Instruction
Return only the lines from the top of the data down to the one that holds "42, 22, 26];", both included, without any pictures.
= = = = =
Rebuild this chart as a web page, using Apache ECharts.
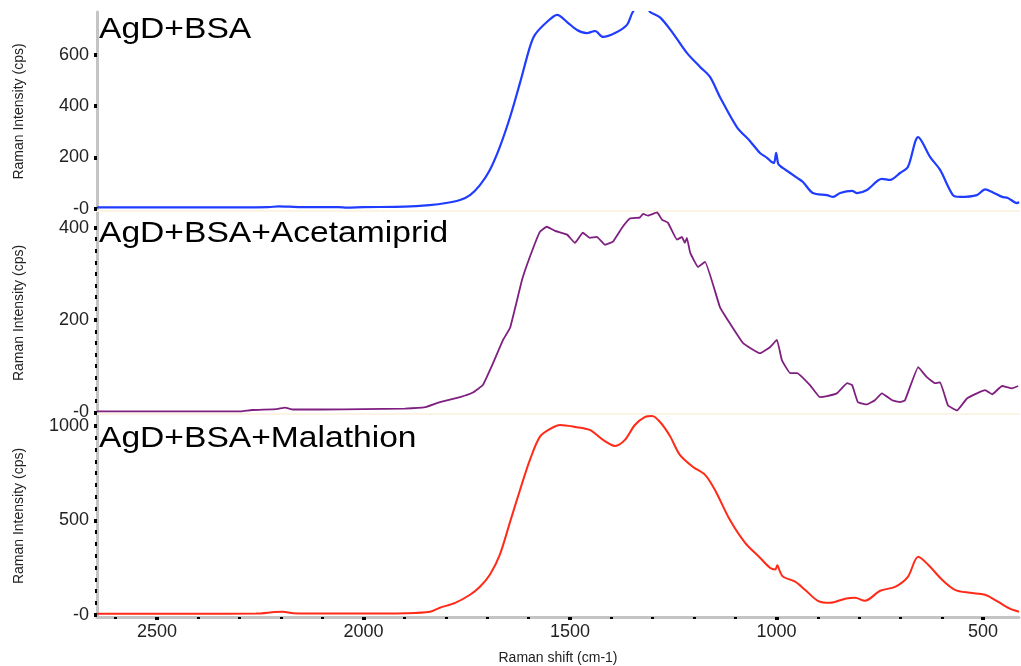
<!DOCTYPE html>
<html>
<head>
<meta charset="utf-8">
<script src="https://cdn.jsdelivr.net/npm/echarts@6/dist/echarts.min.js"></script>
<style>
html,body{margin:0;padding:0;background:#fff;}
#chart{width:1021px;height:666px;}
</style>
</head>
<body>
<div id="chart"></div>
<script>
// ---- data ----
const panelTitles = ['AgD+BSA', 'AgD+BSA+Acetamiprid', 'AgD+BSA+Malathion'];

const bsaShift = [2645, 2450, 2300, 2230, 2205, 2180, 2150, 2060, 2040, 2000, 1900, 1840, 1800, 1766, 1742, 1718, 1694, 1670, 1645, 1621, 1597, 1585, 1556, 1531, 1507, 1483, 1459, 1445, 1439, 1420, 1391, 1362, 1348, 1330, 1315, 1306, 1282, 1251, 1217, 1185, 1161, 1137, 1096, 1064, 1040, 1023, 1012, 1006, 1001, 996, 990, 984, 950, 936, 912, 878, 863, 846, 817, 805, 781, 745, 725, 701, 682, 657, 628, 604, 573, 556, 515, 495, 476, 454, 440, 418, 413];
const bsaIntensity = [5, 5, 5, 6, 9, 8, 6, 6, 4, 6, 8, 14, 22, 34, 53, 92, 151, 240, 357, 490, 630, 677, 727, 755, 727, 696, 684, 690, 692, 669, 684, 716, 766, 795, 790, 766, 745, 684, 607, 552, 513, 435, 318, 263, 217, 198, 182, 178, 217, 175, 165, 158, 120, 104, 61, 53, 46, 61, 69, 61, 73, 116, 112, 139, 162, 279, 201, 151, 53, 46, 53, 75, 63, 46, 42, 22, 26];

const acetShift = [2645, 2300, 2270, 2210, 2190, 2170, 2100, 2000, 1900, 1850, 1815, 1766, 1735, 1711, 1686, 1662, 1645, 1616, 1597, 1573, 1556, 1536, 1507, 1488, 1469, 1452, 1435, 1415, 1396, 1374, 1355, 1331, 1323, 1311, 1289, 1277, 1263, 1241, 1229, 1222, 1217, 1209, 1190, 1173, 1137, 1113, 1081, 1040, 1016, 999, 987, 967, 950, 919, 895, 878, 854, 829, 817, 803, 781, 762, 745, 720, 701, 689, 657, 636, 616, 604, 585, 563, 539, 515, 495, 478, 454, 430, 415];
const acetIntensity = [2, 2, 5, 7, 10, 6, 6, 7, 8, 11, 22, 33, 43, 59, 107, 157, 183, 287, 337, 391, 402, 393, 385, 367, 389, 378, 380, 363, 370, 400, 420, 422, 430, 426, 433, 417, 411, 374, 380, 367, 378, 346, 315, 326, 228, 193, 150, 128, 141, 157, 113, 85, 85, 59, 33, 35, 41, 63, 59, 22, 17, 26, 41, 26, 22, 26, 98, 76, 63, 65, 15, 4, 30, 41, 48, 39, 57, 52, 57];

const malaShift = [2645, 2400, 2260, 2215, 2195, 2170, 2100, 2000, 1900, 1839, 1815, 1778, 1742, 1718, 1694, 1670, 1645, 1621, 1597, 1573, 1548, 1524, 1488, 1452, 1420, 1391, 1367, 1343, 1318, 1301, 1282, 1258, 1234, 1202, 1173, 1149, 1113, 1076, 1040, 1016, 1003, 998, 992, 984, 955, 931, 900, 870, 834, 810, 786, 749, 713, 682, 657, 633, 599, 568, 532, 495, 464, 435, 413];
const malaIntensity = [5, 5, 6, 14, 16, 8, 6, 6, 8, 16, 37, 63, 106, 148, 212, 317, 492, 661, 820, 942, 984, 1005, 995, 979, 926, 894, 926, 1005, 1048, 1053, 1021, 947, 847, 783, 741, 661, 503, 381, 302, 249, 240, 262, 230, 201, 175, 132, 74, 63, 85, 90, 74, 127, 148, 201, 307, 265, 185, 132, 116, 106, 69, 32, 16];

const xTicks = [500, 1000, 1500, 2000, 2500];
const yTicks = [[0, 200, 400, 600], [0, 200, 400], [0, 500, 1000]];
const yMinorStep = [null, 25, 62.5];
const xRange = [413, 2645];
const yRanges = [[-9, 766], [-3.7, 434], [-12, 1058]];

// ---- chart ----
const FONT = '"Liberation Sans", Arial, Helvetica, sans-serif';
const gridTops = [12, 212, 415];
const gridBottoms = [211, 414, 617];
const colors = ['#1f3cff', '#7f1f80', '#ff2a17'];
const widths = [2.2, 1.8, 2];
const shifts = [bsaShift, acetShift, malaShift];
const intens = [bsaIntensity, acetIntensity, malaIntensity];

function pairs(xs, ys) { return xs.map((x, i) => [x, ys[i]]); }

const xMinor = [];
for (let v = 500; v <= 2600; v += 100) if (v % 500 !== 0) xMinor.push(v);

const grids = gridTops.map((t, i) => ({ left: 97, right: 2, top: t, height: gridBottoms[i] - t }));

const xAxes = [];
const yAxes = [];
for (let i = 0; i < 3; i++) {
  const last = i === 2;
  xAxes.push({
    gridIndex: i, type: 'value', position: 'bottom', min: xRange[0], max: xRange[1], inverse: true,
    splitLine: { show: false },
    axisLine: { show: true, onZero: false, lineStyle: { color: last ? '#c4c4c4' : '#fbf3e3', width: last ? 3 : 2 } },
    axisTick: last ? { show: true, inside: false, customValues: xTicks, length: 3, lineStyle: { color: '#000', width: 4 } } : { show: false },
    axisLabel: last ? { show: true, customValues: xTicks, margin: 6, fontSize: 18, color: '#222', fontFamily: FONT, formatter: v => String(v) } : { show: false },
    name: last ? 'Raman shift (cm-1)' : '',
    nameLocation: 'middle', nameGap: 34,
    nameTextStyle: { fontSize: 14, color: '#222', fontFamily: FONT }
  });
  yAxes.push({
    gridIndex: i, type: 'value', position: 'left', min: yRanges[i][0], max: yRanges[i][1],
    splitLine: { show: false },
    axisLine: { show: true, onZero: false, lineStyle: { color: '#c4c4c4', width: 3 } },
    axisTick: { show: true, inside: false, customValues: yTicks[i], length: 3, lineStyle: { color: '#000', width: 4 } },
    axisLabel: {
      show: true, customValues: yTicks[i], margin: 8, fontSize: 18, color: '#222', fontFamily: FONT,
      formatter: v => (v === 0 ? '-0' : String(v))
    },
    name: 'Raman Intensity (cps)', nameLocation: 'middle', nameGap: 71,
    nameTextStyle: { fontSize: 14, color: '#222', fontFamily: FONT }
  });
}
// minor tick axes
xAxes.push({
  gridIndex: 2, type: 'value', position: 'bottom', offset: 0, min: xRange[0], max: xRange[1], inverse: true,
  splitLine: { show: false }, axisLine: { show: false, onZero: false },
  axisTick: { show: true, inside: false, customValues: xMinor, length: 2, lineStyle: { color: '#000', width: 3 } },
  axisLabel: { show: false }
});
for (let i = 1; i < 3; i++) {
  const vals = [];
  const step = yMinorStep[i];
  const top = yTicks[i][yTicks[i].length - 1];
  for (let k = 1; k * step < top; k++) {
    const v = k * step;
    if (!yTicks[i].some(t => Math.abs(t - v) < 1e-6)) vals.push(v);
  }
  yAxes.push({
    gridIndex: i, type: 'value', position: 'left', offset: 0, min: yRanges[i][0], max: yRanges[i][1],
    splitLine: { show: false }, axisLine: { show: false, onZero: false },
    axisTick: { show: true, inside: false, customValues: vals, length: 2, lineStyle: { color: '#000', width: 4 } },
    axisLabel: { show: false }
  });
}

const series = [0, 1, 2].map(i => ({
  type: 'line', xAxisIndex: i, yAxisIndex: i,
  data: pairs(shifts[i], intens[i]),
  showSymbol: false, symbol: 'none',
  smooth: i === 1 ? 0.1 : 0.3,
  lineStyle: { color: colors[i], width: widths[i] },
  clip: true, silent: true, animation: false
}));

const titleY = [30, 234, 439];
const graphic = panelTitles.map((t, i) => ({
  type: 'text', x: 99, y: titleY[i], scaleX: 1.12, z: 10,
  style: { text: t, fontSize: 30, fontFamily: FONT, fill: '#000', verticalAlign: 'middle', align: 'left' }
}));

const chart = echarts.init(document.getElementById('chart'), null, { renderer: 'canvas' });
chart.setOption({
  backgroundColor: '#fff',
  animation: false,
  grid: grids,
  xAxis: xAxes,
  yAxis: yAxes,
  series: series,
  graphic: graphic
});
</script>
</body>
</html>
= = = = =
Problem solution
Rebuild this chart as a web page, using Apache ECharts.
<!DOCTYPE html>
<html>
<head>
<meta charset="utf-8">
<script src="https://cdn.jsdelivr.net/npm/echarts@6/dist/echarts.min.js"></script>
<style>
html,body{margin:0;padding:0;background:#fff;}
#chart{width:1021px;height:666px;}
</style>
</head>
<body>
<div id="chart"></div>
<script>
// ---- data ----
const panelTitles = ['AgD+BSA', 'AgD+BSA+Acetamiprid', 'AgD+BSA+Malathion'];

const bsaShift = [2645, 2450, 2300, 2230, 2205, 2180, 2150, 2060, 2040, 2000, 1900, 1840, 1800, 1766, 1742, 1718, 1694, 1670, 1645, 1621, 1597, 1585, 1556, 1531, 1507, 1483, 1459, 1445, 1439, 1420, 1391, 1362, 1348, 1330, 1315, 1306, 1282, 1251, 1217, 1185, 1161, 1137, 1096, 1064, 1040, 1023, 1012, 1006, 1001, 996, 990, 984, 950, 936, 912, 878, 863, 846, 817, 805, 781, 745, 725, 701, 682, 657, 628, 604, 573, 556, 515, 495, 476, 454, 440, 418, 413];
const bsaIntensity = [5, 5, 5, 6, 9, 8, 6, 6, 4, 6, 8, 14, 22, 34, 53, 92, 151, 240, 357, 490, 630, 677, 727, 755, 727, 696, 684, 690, 692, 669, 684, 716, 766, 795, 790, 766, 745, 684, 607, 552, 513, 435, 318, 263, 217, 198, 182, 178, 217, 175, 165, 158, 120, 104, 61, 53, 46, 61, 69, 61, 73, 116, 112, 139, 162, 279, 201, 151, 53, 46, 53, 75, 63, 46, 42, 22, 26];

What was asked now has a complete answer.